Il est faux que nous ne pensions point au présent; nous y pensons en étudiant la nature, et en fesant toutes les fonctions de la vie: nous pensons aussi beaucoup au futur. Remercions l'auteur de la nature de ce qu'il nous donne cet instinct qui nous emporte sans cesse vers l'avenir. Le trésor le plus précieux de l'homme est cette espérance qui nous adoucit nos chagrins, et qui nous peint des plaisirs futurs dans la possession des plaisirs présents. Si les hommes étaient assez malheureux pour ne s'occuper jamais que du présent, on ne sèmerait point, on ne bâtirait point, on ne planterait point , on ne pourvoirait à rien , on manquerait de tout au milieu de cette fausse jouissance.

Un esprit comme-M. Pascal pouvait-il donner dans un lieu commun aussi faux que celui-là ? La nature a établi que chaque homme jouirait du présent en se nourrissant, en faisant des enfants, en écoutant des sons agréables, en occupant sa faculté de penser et de sentir, et qu'en sortant de ces états, souvent au milieu de ces états même, il penserait au lendemain , sans quoi il périrait de misère aujourd'hui. Il n'y a que les enfants et les imbéciles qui ne pensent qu'au présent. Faudra-t-il leur ressembler?


«XXIII. Mais quand j'y ai regardé de plus près , j'ai trouvé que cet éloignement que les hommes ont du repos et de demeurer avec eux-mêmes, vient d'une cause bien effective, c'est-à-dire du malheur naturel de notre condition faible et mortelle, et si misérable, que rien ne nous peut consoler lorsque rien ne nous empêche d'y penser, et que nous ne voyons que nous.»

Ce mot ne voir que nous ne forme aucun sens.

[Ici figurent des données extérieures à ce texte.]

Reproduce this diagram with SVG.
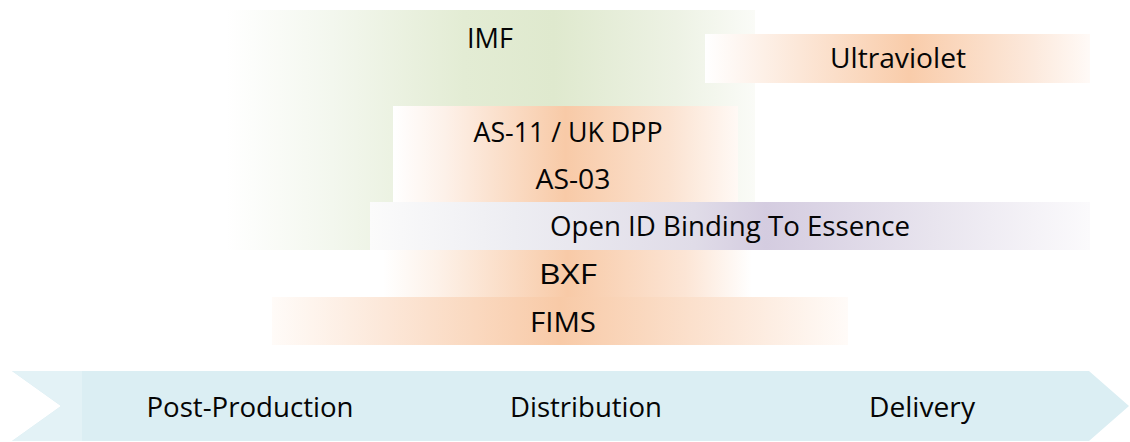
<svg xmlns="http://www.w3.org/2000/svg" width="1130" height="442" viewBox="0 0 1130 442">
<defs>
<linearGradient id="gIMF" gradientUnits="userSpaceOnUse" x1="226" y1="0" x2="755" y2="0">
<stop offset="0" stop-color="#FFFFFF"/>
<stop offset="0.2" stop-color="#F3F7EE"/>
<stop offset="0.45" stop-color="#E3ECD4"/>
<stop offset="0.62" stop-color="#DFE9CE"/>
<stop offset="0.85" stop-color="#EDF2E4"/>
<stop offset="1" stop-color="#FAFBF7"/>
</linearGradient>
<linearGradient id="gUV" gradientUnits="userSpaceOnUse" x1="705" y1="0" x2="1090" y2="0">
<stop offset="0" stop-color="#FFFFFF"/>
<stop offset="0.15" stop-color="#FDF0E7"/>
<stop offset="0.53" stop-color="#F9CCAA"/>
<stop offset="0.85" stop-color="#FCE9DC"/>
<stop offset="1" stop-color="#FFFAF7"/>
</linearGradient>
<linearGradient id="gAS" gradientUnits="userSpaceOnUse" x1="393" y1="0" x2="738" y2="0">
<stop offset="0" stop-color="#FFFFFF"/>
<stop offset="0.15" stop-color="#FDF1E9"/>
<stop offset="0.5" stop-color="#F8CAA7"/>
<stop offset="0.8" stop-color="#FBE2D0"/>
<stop offset="1" stop-color="#FFF9F5"/>
</linearGradient>
<linearGradient id="gOID" gradientUnits="userSpaceOnUse" x1="370" y1="0" x2="1090" y2="0">
<stop offset="0" stop-color="#FBFBFB"/>
<stop offset="0.2" stop-color="#EDEDF2"/>
<stop offset="0.45" stop-color="#E0DCE8"/>
<stop offset="0.55" stop-color="#D4CCE0"/>
<stop offset="0.78" stop-color="#E8E4EE"/>
<stop offset="1" stop-color="#FBFAFC"/>
</linearGradient>
<linearGradient id="gBXF" gradientUnits="userSpaceOnUse" x1="383" y1="0" x2="752" y2="0">
<stop offset="0" stop-color="#FFFFFF"/>
<stop offset="0.15" stop-color="#FDF1E8"/>
<stop offset="0.5" stop-color="#F8CAA7"/>
<stop offset="0.82" stop-color="#FCE5D5"/>
<stop offset="1" stop-color="#FFFFFF"/>
</linearGradient>
<linearGradient id="gFIMS" gradientUnits="userSpaceOnUse" x1="272" y1="0" x2="848" y2="0">
<stop offset="0" stop-color="#FFFBF8"/>
<stop offset="0.2" stop-color="#FCE7D8"/>
<stop offset="0.5" stop-color="#F8CAA7"/>
<stop offset="0.8" stop-color="#FCE7D8"/>
<stop offset="1" stop-color="#FFFBF8"/>
</linearGradient>
</defs>
<style>
text{font-family:"Open Sans","Noto Sans","Liberation Sans",sans-serif;font-size:28px;fill:#050505;text-anchor:middle}
</style>
<g id="IMF">
<rect x="226" y="10" width="529" height="240" fill="url(#gIMF)"/>
<text x="490" y="48" textLength="46" lengthAdjust="spacingAndGlyphs">IMF</text>
</g>
<g id="Ultraviolet">
<rect x="705" y="34" width="385" height="49" fill="url(#gUV)"/>
<text x="898" y="68" textLength="136" lengthAdjust="spacingAndGlyphs">Ultraviolet</text>
</g>
<g id="AS">
<rect x="393" y="106" width="345" height="96" fill="url(#gAS)"/>
<text x="568" y="142" textLength="189" lengthAdjust="spacingAndGlyphs">AS-11 / UK DPP</text>
<text x="573" y="189" textLength="75" lengthAdjust="spacingAndGlyphs">AS-03</text>
</g>
<g id="OpenID">
<rect x="370" y="202" width="720" height="48" fill="url(#gOID)"/>
<text x="730" y="236" textLength="360" lengthAdjust="spacingAndGlyphs">Open ID Binding To Essence</text>
</g>
<g id="BXF">
<rect x="383" y="250" width="369" height="47" fill="url(#gBXF)"/>
<text x="568" y="284" textLength="58" lengthAdjust="spacingAndGlyphs">BXF</text>
</g>
<g id="FIMS">
<rect x="272" y="297" width="576" height="48" fill="url(#gFIMS)"/>
<text x="563" y="332" textLength="66" lengthAdjust="spacingAndGlyphs">FIMS</text>
</g>
<g id="Timeline">
<polygon points="12,371 1089,371 1129,406 1089,441 12,441 61,406" fill="#DBEEF3"/>
<polygon points="12,371 82,371 82,441 12,441 61,406" fill="#E3F2F6"/>
<text x="250" y="417" textLength="207" lengthAdjust="spacingAndGlyphs">Post-Production</text>
<text x="586" y="417" textLength="152" lengthAdjust="spacingAndGlyphs">Distribution</text>
<text x="922" y="417" textLength="106" lengthAdjust="spacingAndGlyphs">Delivery</text>
</g>
<g id="connectors"/>
</svg>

Qu'est-ce qu'un homme qui n'agirait point, et qui est supposé se contempler? Non seulement je dis que cet homme serait un imbécile inutile à la société; mais je dis que cet homme ne peut exister; car cet homme, que contemplerait-il? son corps, ses pieds, ses mains, ses cinq sens? ou il serait un idiot, ou bien il ferait usage de tout cela. Resterait-il à contempler sa faculté de penser? Mais il ne peut contempler cette faculté qu'en l'exerçant. Ou il ne pensera à rien, ou bien il pensera aux idées qui lui sont déjà venues, ou il en composera de nouvelles; or il ne peut avoir d'idées que du dehors. Le voilà donc nécessairement occupé ou de ses sens ou de ses idées; le voila donc hors de soi ou imbécile. Encore une fois il est impossible à la nature humaine de rester dans cet engourdissement imaginaire; il est absurde de le penser, il est insensé d'y prétendre. L'homme est né pour l'action , comme le feu tend en haut et la pierre en bas. N'être point occupé et n'exister pas, est la même chose pour l'homme. Toute la différence consiste dans les occupations douces ou tumultueuses, dangereuses ou utiles. Job a bien dit,: L'homme est ne pour le travail, comme l'oiseau pour voler; mais l'oiseau en volant peut être pris au trébuchet.

«XXIV. Les hommes ont un instinct secret qui les porte à chercher le divertissement et l'occupation au-dehors, qui vient du ressentiment de leur misère continuelle, et ils ont un autre instinct secret qui reste de la grandeur de leur première nature, qui leur fait connaître que le bonheur n'est en, effet que dans le repos.»

Cet instinct secret étant le premier principe et le fondement nécessaire de la société, il vient plutôt de la bonté de Dieu, et il est plutôt l'instrument de notre bonheur qu'il n'est le ressentiment de notre misère. Je ne sais pas ce que nos premiers pères faisaient dans le paradis terrestre, mais si chacun d'eux n'avait pensé qu'à soi, l'existence du genre humain était bien hasardée. N'est-il pas absurde de penser qu'ils avaient des sens parfaits, c'est-à-dire des instruments d'action parfaits uniquement pour la contemplation ? et n'est-il pas plaisant que des têtes pensantes puissent imaginer que la paresse est un titre de grandeur, et l'action un rabaissement de notre nature?